We can make this more explicit by observing that (DLMF 34.3.5) $$C_{kl}=\begin{pmatrix}k & k & 2l \\ 0 & 0 & 0 \end{pmatrix}^2 =(-1)^{k+l}\frac{(2l)!^2(2k-2l)!}{(2k+2l+1)!}\frac{(k+l)!^2}{k!^4\,2!}\\ \implies \quad H(x,t)=\sum_{k,l\geq 0} (-1)^{k+l}\frac{(2l)!^2(2k-2l)!}{(2k+2l+1)!}\frac{(k+l)!^2}{k!^4\,l!^2}(2k+1)g^k P_{2l}.$$ Thus we have traded $P_k^2$'s for even Legendre polynomials and combinatorial coefficients. (I'll see if I can develop this answer further, particularly the cases $x=0,1$.)
This is correct and known. In fact one has (formula 5.10.2.1 from Vol. II of Prudnikov-Brychkov-Marychev) $$\mathcal{F}(t,y,z):=\sum_{k=0}^{\infty}t^k P_k(\cos y)P_k(\cos z)=\frac{4}{\pi(u_++u_-)}\mathbf{K}\left(\frac{u_+-u_-}{u_++u_-}\right),$$ where $u_{\pm}=\sqrt{1-2t\cos(y\pm z)+t^2}$ and $\displaystyle\mathbf{K}(k)=\int_0^{\pi/2}\frac{dx}{\sqrt{1-k^2\sin^2 x}}$ denotes the complete elliptic integral of the first kind.
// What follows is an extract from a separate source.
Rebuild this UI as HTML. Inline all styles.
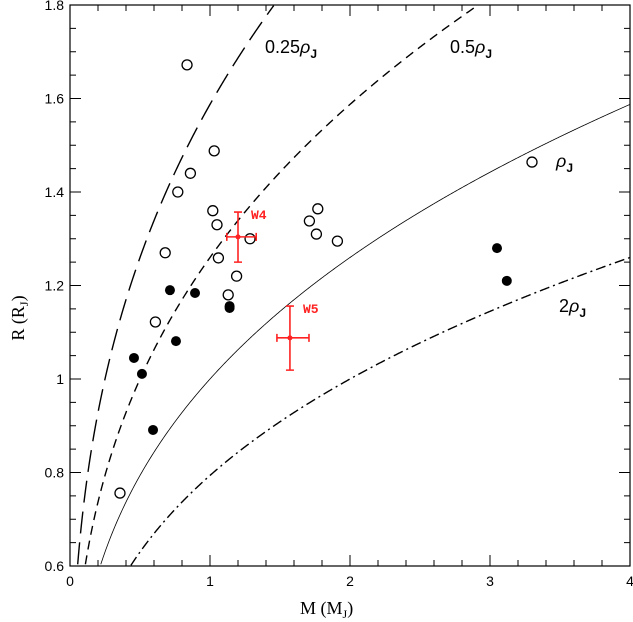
<!DOCTYPE html>
<html><head><meta charset="utf-8">
<style>
body{margin:0;background:#fff;}
svg{display:block;font-family:"Liberation Sans",sans-serif;}
</style></head>
<body>
<svg id="chart" width="633" height="622" viewBox="0 0 633 622" xmlns="http://www.w3.org/2000/svg">
<g id="curves"></g>
<g id="axes"></g>
<g id="pts"></g>
<text x="265" y="53" font-size="18">0.25<tspan font-style="italic">ρ</tspan><tspan font-size="12" dy="5" font-weight="bold">J</tspan></text>
<text x="450" y="53" font-size="18">0.5<tspan font-style="italic">ρ</tspan><tspan font-size="12" dy="5" font-weight="bold">J</tspan></text>
<text x="556" y="167" font-size="18"><tspan font-style="italic">ρ</tspan><tspan font-size="12" dy="5" font-weight="bold">J</tspan></text>
<text x="559" y="312" font-size="18">2<tspan font-style="italic">ρ</tspan><tspan font-size="12" dy="5" font-weight="bold">J</tspan></text>
<text x="300" y="614" font-size="18" font-family="Liberation Serif">M (M<tspan font-size="12" dy="4">J</tspan><tspan dy="-4">)</tspan></text>
<text transform="translate(24,318) rotate(-90)" font-size="18" font-family="Liberation Serif" text-anchor="middle">R (R<tspan font-size="12" dy="4">J</tspan><tspan dy="-4">)</tspan></text>
</svg>
<script>
const openM=[0.836,1.03,0.86,0.77,1.02,1.05,1.71,1.77,1.76,1.91,1.286,0.68,1.06,1.19,1.13,0.61,0.357,3.30];
const openR=[1.672,1.488,1.44,1.40,1.36,1.33,1.338,1.364,1.31,1.295,1.30,1.27,1.259,1.22,1.18,1.122,0.756,1.464];
const fillM=[0.714,0.893,1.14,1.14,0.457,0.514,0.757,0.593,3.05,3.12];
const fillR=[1.19,1.184,1.152,1.156,1.045,1.011,1.081,0.891,1.28,1.21];
const wNames=["W4","W5"];
const wM=[1.2,1.571];
const wR=[1.304,1.088];
const wMlo=[0.08,0.093];
const wMhi=[0.13,0.136];
const wRlo=[0.054,0.069];
const wRhi=[0.053,0.068];
const densities=[0.25,0.5,1,2];
const xTicks=[0,1,2,3,4];
const yTicks=[0.6,0.8,1,1.2,1.4,1.6,1.8];
const yTickLabels=["0.6","0.8","1","1.2","1.4","1.6","1.8"];

const X0=70,X1=630,Y0=566,Y1=5;
const xs=m=>X0+(m-0)/4*(X1-X0);
const ys=r=>Y0-(r-0.6)/1.2*(Y0-Y1);
const NS="http://www.w3.org/2000/svg";
function mk(tag,at,parent){const e=document.createElementNS(NS,tag);for(const k in at)e.setAttribute(k,at[k]);parent.appendChild(e);return e;}
const axes=document.getElementById('axes'),curves=document.getElementById('curves'),pts=document.getElementById('pts');

let fr=mk('rect',{x:X0,y:Y1,width:X1-X0,height:Y0-Y1,fill:'none',stroke:'#000','stroke-width':1.2},axes);


let d='';
for(let i=0;i<=20;i++){const m=i*0.2,x=xs(m),L=(i%5==0)?11:6;d+=`M${x},${Y0}v${-L}M${x},${Y1}v${L}`;}
for(let i=0;i<=24;i++){const r=0.6+i*0.05,y=ys(r),L=(i%4==0)?11:6;d+=`M${X0},${y}h${L}M${X1},${y}h${-L}`;}
let tk=mk('path',{d:d,stroke:'#000','stroke-width':1,fill:'none'},axes);


xTicks.forEach(v=>{const t=mk('text',{x:xs(v),y:586,'font-size':14,'text-anchor':'middle'},axes);t.textContent=v;

});
yTicks.forEach((v,i)=>{const t=mk('text',{x:X0-6,y:ys(v)+5,'font-size':14,'text-anchor':'end'},axes);t.textContent=yTickLabels[i];

});

const dashes=['22,9','9,6','none','10,4,2,4'];
densities.forEach((k,i)=>{let p='';let first=true;
for(let j=0;j<=800;j++){const m=j/200;const r=Math.cbrt(m/k);if(r<0.6||r>1.8)continue;p+=(first?'M':'L')+xs(m).toFixed(2)+','+ys(r).toFixed(2);first=false;}
const e=mk('path',{d:p,fill:'none',stroke:'#000','stroke-width':i==2?0.8:1.4,'stroke-dasharray':dashes[i]},curves);

});

openM.forEach((m,i)=>{const c=mk('circle',{cx:xs(m),cy:ys(openR[i]),r:5,fill:'#fff',stroke:'#000','stroke-width':1.3},pts);

});
fillM.forEach((m,i)=>{const c=mk('circle',{cx:xs(m),cy:ys(fillR[i]),r:5,fill:'#000'},pts);

});
wM.forEach((m,i)=>{const g=mk('g',{stroke:'#f22','stroke-width':1.6,fill:'#f22'},pts);


const cx=xs(m),cy=ys(wR[i]),xl=xs(m-wMlo[i]),xh=xs(m+wMhi[i]),yl=ys(wR[i]-wRlo[i]),yh=ys(wR[i]+wRhi[i]);
mk('path',{d:`M${xl},${cy}H${xh}M${xl},${cy-4}v8M${xh},${cy-4}v8M${cx},${yh}V${yl}M${cx-4},${yh}h8M${cx-4},${yl}h8`,fill:'none'},g);
mk('circle',{cx:cx,cy:cy,r:2.5,stroke:'none'},g);
const t=mk('text',{x:cx+13,y:yh+7,'font-size':13,'font-weight':'bold',stroke:'none','font-family':'Liberation Mono'},g);t.textContent=wNames[i];

});
</script>
</body></html>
The sum to be calculated is then given by \begin{align}H(x,g)&=\left[\left(2t\frac{d}{dt}+1\right)\mathcal{F}(t,y,y)\right]_{t=g,\cos y=x}=\\ &=\frac4{\pi}\left(2g\frac{d}{dg}+1\right)\frac{1}{v(x,g)+1-g}\mathbf{K}\left(\frac{v(x,g)-1+g}{v(x,g)+1-g}\right), \end{align} where $v(x,g)=\sqrt{(1+g)^2-4gx^2}$. After differentiation we obtain somewhat cumbersome expression
\begin{align} H(x,g)=&\frac{2(1+g)(1-g+v(x,g))}{\pi (1-g)v^2(x,g)}\mathbf{E}\left(\frac{v(x,g)-1+g}{v(x,g)+1-g}\right)+\\ +&\frac{(1+g)(1-g-v(x,g))}{\pi g(1-x^2)v(x,g)}\mathbf{K}\left(\frac{v(x,g)-1+g}{v(x,g)+1-g}\right), \end{align} where $\displaystyle\mathbf{E}(k)=\int_0^{\pi/2}\sqrt{1-k^2\sin^2 x}\,dx$ denotes complete elliptic integral of the second kind.
Now the exact expression $$H(0,g)=\frac{4\mathbf{E}(g)}{\pi(1-g^2)}-\frac{2\mathbf{K}(g)}{\pi},$$ and $\mathbf{E}(1)=1$ imply the asymptotics conjectured in the question.